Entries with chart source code

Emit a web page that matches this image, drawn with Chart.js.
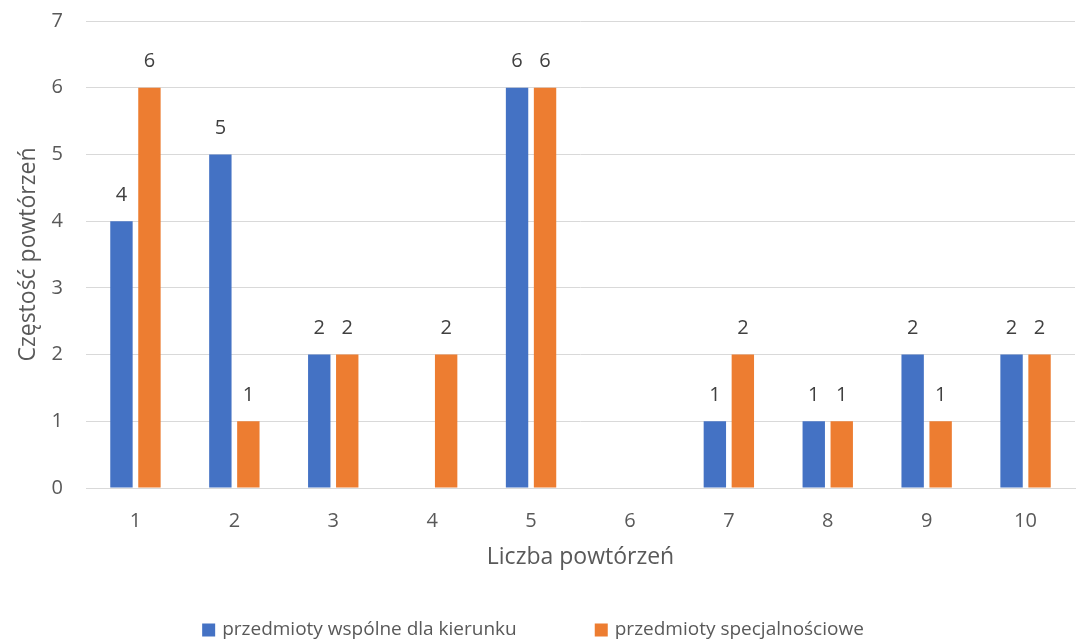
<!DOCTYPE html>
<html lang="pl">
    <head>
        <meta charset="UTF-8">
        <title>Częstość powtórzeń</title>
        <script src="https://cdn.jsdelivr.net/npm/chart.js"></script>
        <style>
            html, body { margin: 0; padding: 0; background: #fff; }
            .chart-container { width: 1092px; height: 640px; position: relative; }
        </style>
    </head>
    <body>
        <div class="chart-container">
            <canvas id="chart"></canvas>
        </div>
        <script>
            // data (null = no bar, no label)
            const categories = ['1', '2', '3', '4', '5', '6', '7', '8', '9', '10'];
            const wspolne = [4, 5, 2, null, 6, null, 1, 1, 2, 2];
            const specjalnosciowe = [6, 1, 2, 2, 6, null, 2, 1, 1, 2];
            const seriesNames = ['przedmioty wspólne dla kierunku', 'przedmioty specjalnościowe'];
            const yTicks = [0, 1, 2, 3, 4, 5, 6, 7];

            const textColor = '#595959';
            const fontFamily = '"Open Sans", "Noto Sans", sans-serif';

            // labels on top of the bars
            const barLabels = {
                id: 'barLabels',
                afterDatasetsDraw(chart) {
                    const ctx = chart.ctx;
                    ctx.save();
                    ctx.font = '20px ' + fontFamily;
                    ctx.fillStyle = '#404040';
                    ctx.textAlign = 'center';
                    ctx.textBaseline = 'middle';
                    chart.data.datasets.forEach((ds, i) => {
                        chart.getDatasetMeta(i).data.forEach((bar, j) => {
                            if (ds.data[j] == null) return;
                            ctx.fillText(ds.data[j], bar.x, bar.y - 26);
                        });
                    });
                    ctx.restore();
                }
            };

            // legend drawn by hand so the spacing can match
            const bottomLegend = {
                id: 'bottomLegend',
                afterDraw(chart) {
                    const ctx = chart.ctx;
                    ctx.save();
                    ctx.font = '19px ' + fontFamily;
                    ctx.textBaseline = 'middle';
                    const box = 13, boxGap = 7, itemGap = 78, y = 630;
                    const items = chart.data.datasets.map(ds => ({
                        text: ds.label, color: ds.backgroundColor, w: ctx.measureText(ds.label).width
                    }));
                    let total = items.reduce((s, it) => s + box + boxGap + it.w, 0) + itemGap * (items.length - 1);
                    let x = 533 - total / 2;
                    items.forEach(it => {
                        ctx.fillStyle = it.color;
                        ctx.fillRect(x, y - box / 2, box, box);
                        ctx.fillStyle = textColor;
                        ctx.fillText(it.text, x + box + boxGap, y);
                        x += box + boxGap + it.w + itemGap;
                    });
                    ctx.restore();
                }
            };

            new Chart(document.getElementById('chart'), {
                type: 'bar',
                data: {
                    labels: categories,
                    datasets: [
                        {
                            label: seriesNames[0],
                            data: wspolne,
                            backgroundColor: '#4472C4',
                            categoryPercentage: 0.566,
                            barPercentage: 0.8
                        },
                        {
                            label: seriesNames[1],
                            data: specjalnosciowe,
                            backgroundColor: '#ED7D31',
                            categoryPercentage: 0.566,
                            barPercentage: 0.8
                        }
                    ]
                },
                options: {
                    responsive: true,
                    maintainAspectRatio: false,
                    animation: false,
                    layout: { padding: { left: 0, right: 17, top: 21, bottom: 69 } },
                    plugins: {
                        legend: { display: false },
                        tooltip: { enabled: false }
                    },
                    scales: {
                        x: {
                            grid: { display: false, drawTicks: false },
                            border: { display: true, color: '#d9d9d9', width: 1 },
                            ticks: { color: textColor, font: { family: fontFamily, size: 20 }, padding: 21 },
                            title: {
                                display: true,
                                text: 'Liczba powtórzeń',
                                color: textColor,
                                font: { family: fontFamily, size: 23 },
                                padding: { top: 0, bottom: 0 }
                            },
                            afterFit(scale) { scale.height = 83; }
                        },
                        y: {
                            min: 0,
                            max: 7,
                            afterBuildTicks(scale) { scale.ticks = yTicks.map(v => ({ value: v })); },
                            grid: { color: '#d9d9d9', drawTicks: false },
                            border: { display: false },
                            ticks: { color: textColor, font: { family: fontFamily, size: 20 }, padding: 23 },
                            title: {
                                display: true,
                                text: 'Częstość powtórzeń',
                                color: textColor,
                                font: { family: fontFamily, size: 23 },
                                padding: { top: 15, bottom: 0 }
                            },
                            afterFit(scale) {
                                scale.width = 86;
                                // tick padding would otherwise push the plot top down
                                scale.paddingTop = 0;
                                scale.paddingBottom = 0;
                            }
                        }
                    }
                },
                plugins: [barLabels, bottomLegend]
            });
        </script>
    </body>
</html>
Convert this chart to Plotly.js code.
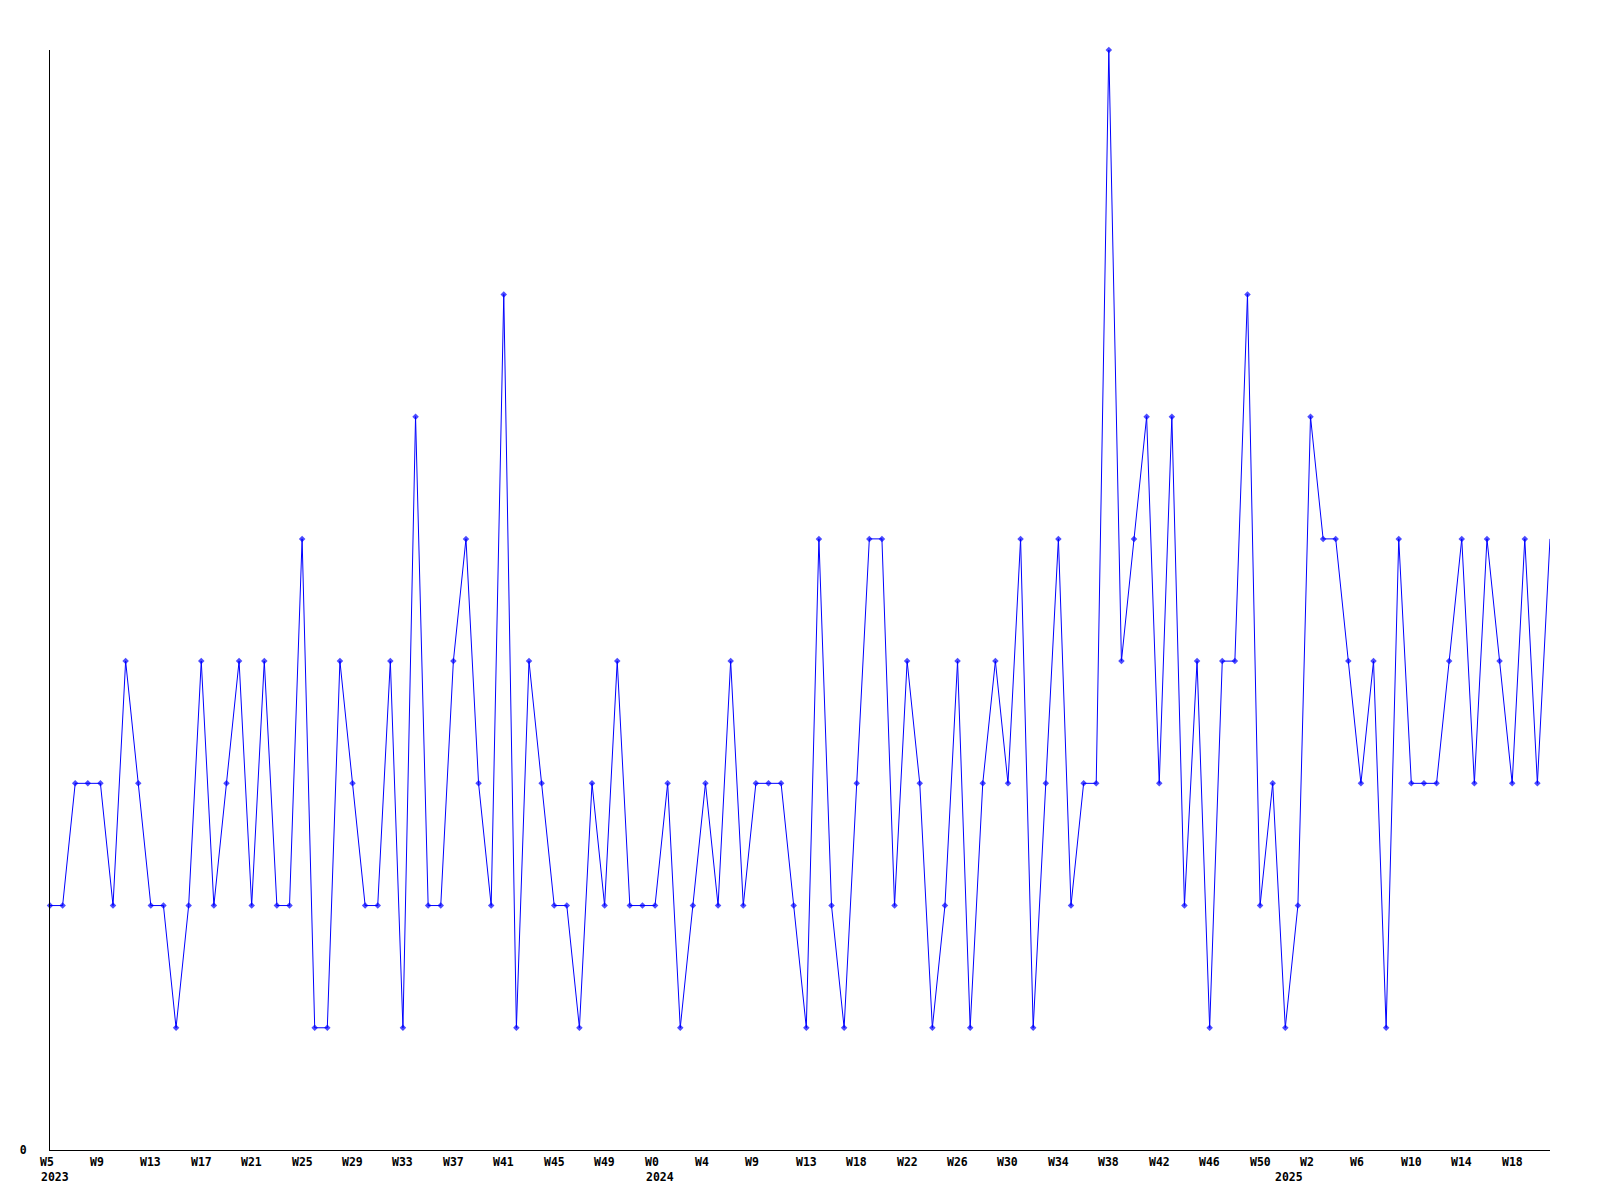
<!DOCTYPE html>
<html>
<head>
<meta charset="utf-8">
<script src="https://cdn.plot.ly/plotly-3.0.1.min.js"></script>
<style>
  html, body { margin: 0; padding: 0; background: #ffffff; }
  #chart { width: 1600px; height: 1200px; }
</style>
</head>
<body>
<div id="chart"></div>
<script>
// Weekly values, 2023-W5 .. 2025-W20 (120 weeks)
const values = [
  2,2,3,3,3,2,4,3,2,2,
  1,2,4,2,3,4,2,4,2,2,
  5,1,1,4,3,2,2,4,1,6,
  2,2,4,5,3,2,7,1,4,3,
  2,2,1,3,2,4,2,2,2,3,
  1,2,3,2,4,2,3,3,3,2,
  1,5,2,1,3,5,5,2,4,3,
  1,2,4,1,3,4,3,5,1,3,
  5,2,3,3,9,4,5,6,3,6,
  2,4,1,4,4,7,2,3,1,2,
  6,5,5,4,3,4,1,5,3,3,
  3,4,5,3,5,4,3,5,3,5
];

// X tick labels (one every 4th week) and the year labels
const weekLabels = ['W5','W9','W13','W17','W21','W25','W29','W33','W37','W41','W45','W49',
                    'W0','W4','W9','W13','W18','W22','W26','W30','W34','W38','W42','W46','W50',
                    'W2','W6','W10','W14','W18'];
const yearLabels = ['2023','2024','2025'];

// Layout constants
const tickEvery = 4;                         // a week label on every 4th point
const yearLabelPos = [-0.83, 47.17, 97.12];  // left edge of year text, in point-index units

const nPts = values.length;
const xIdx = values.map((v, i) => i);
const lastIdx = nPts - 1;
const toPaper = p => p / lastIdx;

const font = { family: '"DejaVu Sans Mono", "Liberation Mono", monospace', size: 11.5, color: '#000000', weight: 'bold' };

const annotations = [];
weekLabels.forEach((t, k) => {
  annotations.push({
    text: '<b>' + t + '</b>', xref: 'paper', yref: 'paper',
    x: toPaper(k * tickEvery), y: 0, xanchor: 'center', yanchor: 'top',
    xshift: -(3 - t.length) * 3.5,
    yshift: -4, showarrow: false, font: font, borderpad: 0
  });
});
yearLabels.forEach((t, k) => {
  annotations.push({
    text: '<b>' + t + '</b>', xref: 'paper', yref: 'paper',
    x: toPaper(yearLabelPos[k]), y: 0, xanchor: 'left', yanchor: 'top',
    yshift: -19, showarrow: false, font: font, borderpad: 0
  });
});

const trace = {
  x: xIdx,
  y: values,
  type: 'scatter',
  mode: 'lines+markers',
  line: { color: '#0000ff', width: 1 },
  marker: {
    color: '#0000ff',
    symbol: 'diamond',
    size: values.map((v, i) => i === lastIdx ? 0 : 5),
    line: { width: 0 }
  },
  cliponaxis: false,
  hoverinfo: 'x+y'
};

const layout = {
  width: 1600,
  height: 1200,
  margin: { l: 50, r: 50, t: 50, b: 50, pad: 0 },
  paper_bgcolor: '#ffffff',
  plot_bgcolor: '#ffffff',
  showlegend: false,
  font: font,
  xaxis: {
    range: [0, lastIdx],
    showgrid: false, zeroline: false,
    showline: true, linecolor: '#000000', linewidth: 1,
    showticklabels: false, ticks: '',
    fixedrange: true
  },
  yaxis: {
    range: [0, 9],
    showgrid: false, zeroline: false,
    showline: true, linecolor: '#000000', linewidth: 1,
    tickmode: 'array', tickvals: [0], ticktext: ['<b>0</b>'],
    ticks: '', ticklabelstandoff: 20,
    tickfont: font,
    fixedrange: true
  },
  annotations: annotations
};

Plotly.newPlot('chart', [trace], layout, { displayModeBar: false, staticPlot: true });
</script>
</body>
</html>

Task goal
From the entries above, copy every line containing the word "this".

Written reply
Emit a web page that matches this image, drawn with Chart.js.
Convert this chart to Plotly.js code.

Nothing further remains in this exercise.